I come from the world of business and I like challenges. I wanted to make sure that our network (Interact, Rotaract and Rotary) changed their behaviour with this project and was protected from the COVID-19 virus that would extend to their immediate family and community. I can boldly say that this KPI was achieved as we had very few COVID-19 cases among the 15,000 Interactors, Rotaractors and Rotarians and zero mortality rate in our network.
This is in spite of doing 8,000+ field projects across the country that involved a strong community engagement. I took a risk by approving these projects that can be valued at around Rs. 400 million+ but then again, we are Rotary and we are here to serve. Our motto is service above self – I am happy to have given leadership to these projects.
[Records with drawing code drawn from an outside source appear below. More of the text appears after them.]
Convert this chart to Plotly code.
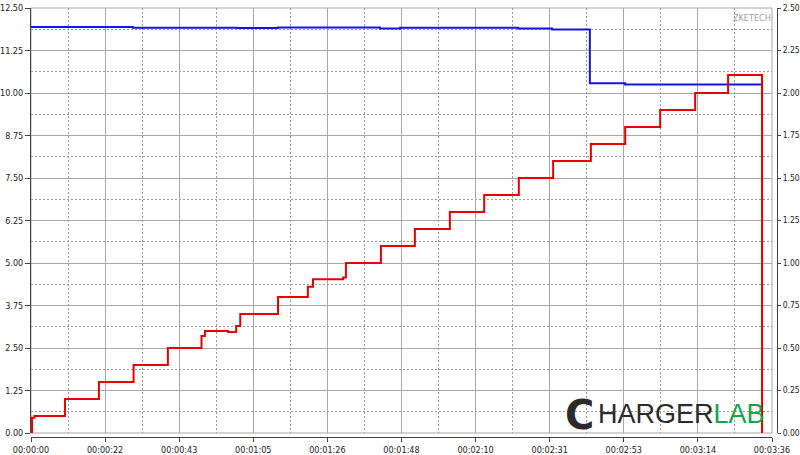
import plotly.graph_objects as go

# ---- data ----
# current (A, right axis)
cur_t = [0, 0.3, 1.0, 9.9, 19.8, 29.9, 39.9, 49.7, 50.7, 57.4, 59.8, 61.0, 72.0, 80.7, 82.2,
         91.0, 91.8, 102.0, 111.9, 122.1, 132.1, 142.2, 152.2, 163.2, 173.2, 183.4, 193.6,
         203.2, 213.1]
cur_a = [0.0, 0.09, 0.10, 0.20, 0.30, 0.40, 0.50, 0.57, 0.60, 0.594, 0.63, 0.70, 0.80, 0.86, 0.905,
         0.915, 1.00, 1.10, 1.20, 1.30, 1.40, 1.50, 1.60, 1.70, 1.80, 1.90, 2.00,
         2.106, 0.0]
# voltage (V, left axis)
volt_t = [0, 29.7, 60.0, 72.0, 101.7, 107.6, 142.0, 151.9, 162.9, 173.2, 213.1]
volt_v = [11.94, 11.92, 11.91, 11.93, 11.90, 11.92, 11.90, 11.87, 10.29, 10.25, 10.25]

x_tickvals = [0, 21.6, 43.2, 64.8, 86.4, 108, 129.6, 151.2, 172.8, 194.4, 216]
x_ticktext = ["00:00:00", "00:00:22", "00:00:43", "00:01:05", "00:01:26", "00:01:48",
              "00:02:10", "00:02:31", "00:02:53", "00:03:14", "00:03:36"]
yl_tickvals = [0, 1.25, 2.5, 3.75, 5, 6.25, 7.5, 8.75, 10, 11.25, 12.5]
yl_ticktext = ["0.00", "1.25", "2.50", "3.75", "5.00", "6.25", "7.50", "8.75", "10.00", "11.25", "12.50"]
yr_tickvals = [0, 0.25, 0.5, 0.75, 1.0, 1.25, 1.5, 1.75, 2.0, 2.25, 2.5]
yr_ticktext = ["0.00", "0.25", "0.50", "0.75", "1.00", "1.25", "1.50", "1.75", "2.00", "2.25", "2.50"]

W, H = 800, 455
ML, MR, MT, MB = 31, 23, 8, 18
PW, PH = W - ML - MR, H - MT - MB


def px(x):
    return (x - ML) / PW


def py(y):
    return (H - MB - y) / PH


FONT = "DejaVu Sans Condensed, Liberation Sans Narrow, Arial Narrow, Liberation Sans, Arial, sans-serif"
TICKFONT = dict(family=FONT, size=9, color="#222222")
DOTS = "2px,2px"

fig = go.Figure()
fig.add_trace(go.Scatter(x=volt_t, y=volt_v, mode="lines", line=dict(color="#1414e0", width=2, shape="hv"),
                         yaxis="y", showlegend=False, hoverinfo="skip"))
fig.add_trace(go.Scatter(x=cur_t, y=cur_a, mode="lines", line=dict(color="#e80000", width=2, shape="hv"),
                         yaxis="y2", showlegend=False, hoverinfo="skip"))

fig.update_layout(
    width=W, height=H,
    margin=dict(l=ML, r=MR, t=MT, b=MB, autoexpand=False),
    paper_bgcolor="white", plot_bgcolor="white",
    xaxis=dict(range=[0, 216], domain=[0, (772 - ML) / PW], anchor="free", position=0, automargin=False,
               tickvals=x_tickvals, ticktext=x_ticktext, tickfont=TICKFONT,
               ticks="outside", ticklen=4, tickcolor="#444444",
               showline=True, linecolor="#444444", linewidth=1,
               showgrid=True, gridcolor="#a8a8a8", gridwidth=1, zeroline=False,
               minor=dict(tickvals=[10.8 + 21.6 * i for i in range(10)], showgrid=True,
                          gridcolor="#9a9a9a", griddash=DOTS, gridwidth=1, ticks="")),
    yaxis=dict(range=[0, 12.5], domain=[4 / PH, 1], anchor="x", automargin=False,
               tickvals=yl_tickvals, ticktext=yl_ticktext, tickfont=TICKFONT,
               ticks="outside", ticklen=5, tickcolor="#444444",
               showline=True, linecolor="#444444", linewidth=1,
               showgrid=True, gridcolor="#a8a8a8", gridwidth=1, zeroline=False,
               minor=dict(tickvals=[0.625 + 1.25 * i for i in range(10)], showgrid=True,
                          gridcolor="#9a9a9a", griddash=DOTS, gridwidth=1, ticks="")),
    yaxis2=dict(range=[0, 2.5], overlaying="y", side="right", anchor="free", position=1, automargin=False,
                tickvals=yr_tickvals, ticktext=yr_ticktext,
                tickfont=dict(family=FONT, size=8.5, color="#222222"),
                ticks="outside", ticklen=3, tickcolor="#444444",
                showline=True, linecolor="#444444", linewidth=1,
                showgrid=False, zeroline=False),
    shapes=[dict(type="rect", xref="paper", yref="paper", x0=0, x1=px(772), y0=py(433), y1=1,
                 line=dict(color="#a8a8a8", width=1), layer="below")],
    annotations=[
        dict(text="ZKETECH", xref="paper", yref="paper", x=px(752), y=py(18), showarrow=False,
             font=dict(family=FONT, size=9, color="#a0a0a0"), xanchor="center", yanchor="middle"),
        dict(text="<b>C</b>", xref="paper", yref="paper", x=px(579), y=py(415), showarrow=False,
             font=dict(family="DejaVu Sans, Arial", size=40, color="#2b2b2b"),
             xanchor="center", yanchor="middle"),
        dict(text="HARGER<span style='color:#18a34a'>LAB</span>", xref="paper", yref="paper",
             x=px(596), y=py(414), showarrow=False,
             font=dict(family="Liberation Sans, Arial", size=27, color="#2b2b2b"),
             xanchor="left", yanchor="middle"),
    ],
)

fig.write_html("out.html", config={"displayModeBar": False},
               post_script="document.body.style.margin='0';")
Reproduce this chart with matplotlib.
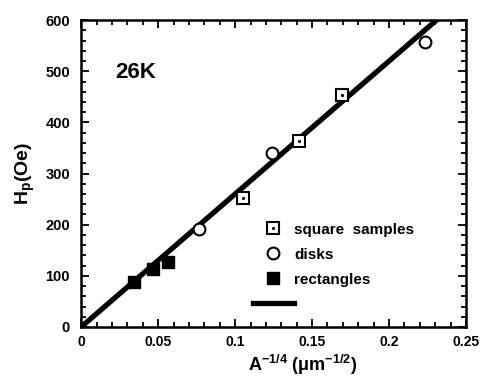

But you are right, as a nation we are in very challenging times with almost 40 deaths daily and two to three thousand inflicted with the virus. But that is the nature of this beast that not only Sri Lanka is challenged with but the whole world.
Q: Tell us about the projects implemented.
Rotaractors have implemented around 2,880 projects once again across the country with 62 major projects on the theme ‘Stop the Spread.’ Four projects made it to the top 10 of the Rotaract South Asia competition and one went on to win the Rotaract project of the year. The Interactors gave leadership to the communication campaign with the athletes whilst explaining the MOH/WHO protocols to the retail outlets in the vicinity of the schools.
Q: We saw a lot of media publicity on the partnership project with SLSI.
This was an innovative project where Rotary conceptualised an audit system to make an organisation develop systems to help stop the spread. It was branded ‘COVID-19 Control Environment Certification’ that was implemented with Sri Lanka Standards Institute (SLSI). Over 200+ companies have been certified and as we speak, companies are re-applying for the re-certification for the second year which is an indication that it helps to ‘Stop the Spread’.
The Project Director Rohantha Athukorala went on to be selected by Rotary International as one of the six ‘People of Action’ awardees globally – a first where a Sri Lankan has been rewarded by Rotary International which incidentally has a non-voting seat in the United Nations General, Assembly.
This project brought Rotary media mileage in excess of 50 million+ in rupee value which is what you saw, whilst the partnership equity with companies across sectors have made brand Rotary ‘relevant and modern’. This project belongs to the people of Sri Lanka now and Rotary, Rotaract and Interact and must continue to roll this out in the next couple of years, not only companies but universities and schools so that the behaviour becomes a way of life, it becomes systemic in nature.
Q: Any other projects?
Given the issue in Sri Lanka is the degrading value system we also came out with a project called ‘Little minds strong values’ that was driven with music and art where value building among children was done in a holistic manner. The innovative virtual international interact cultural exchange staged by the Rotary Club of Colombo was very interesting and got the attention of the RI President too.
Q: What about the vaccination program?
Given that Rotary drives the polio-free world agenda – and we supported the governments around the world to eradicate polio (98% done except a small part of Afghanistan and Pakistan) we want to complete this task. It was a corporate decision taken at the global level. But we advocate the change of behaviour to get yourself immunised by the different vaccines available. Rotary supported the initial efforts in the Western Province by providing logistics and support infrastructure. Now, the program is getting more streamlined. We urge the Government to focus on the people above 60 years as this is the age group that has the highest mortality rate in Sri Lanka and globally.
Q: Parting words?
I would like to thank the Rotary membership for the hard work done which was based on the DNA of service above self and has made brand Rotary relevant and contemporary. Whilst thanking our partners, I would like to wish every one of you to be safe and healthy. I think the project Stop the Spread must now move to a wider society, maybe with the support of organisations like UNCEF.